In the listing below, identify each line with the word "matplotlib" and return those lines.

[START DATA SHOWN]

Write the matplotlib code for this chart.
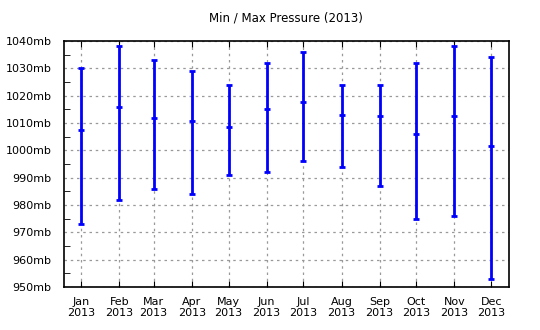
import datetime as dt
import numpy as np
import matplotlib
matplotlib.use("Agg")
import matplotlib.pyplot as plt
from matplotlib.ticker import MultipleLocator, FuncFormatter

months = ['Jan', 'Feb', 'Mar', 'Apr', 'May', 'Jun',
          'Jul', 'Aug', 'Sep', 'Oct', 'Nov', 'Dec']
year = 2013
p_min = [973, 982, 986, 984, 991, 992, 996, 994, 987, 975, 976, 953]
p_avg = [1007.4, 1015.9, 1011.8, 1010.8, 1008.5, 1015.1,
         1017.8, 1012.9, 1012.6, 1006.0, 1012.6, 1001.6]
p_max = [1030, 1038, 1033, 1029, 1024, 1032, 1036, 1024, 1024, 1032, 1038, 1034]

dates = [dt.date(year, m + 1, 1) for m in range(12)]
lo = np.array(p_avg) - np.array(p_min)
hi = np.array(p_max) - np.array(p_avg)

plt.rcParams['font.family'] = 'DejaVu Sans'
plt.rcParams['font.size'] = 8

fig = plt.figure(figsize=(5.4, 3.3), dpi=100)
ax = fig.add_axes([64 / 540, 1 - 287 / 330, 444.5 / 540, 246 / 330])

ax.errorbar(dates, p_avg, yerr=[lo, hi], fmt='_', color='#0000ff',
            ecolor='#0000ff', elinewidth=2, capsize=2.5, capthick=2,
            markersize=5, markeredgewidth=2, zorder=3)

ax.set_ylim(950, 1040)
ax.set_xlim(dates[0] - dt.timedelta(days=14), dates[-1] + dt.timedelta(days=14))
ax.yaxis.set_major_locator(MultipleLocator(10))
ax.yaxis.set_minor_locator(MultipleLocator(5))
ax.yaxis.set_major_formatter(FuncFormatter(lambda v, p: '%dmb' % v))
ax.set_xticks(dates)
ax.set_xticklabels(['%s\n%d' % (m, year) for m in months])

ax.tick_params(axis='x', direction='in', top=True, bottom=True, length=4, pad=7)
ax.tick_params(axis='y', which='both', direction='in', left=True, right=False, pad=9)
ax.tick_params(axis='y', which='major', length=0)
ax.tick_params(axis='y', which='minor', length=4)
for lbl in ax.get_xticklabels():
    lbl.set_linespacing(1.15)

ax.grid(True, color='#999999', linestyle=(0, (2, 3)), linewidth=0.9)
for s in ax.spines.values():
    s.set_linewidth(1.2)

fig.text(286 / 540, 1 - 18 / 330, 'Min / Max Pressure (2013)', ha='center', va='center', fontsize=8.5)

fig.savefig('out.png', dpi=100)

[END DATA SHOWN]

CORRECT ANSWER:
Write the matplotlib code for this chart.
import matplotlib
matplotlib.use("Agg")
import matplotlib.pyplot as plt
from matplotlib.ticker import MultipleLocator, FuncFormatter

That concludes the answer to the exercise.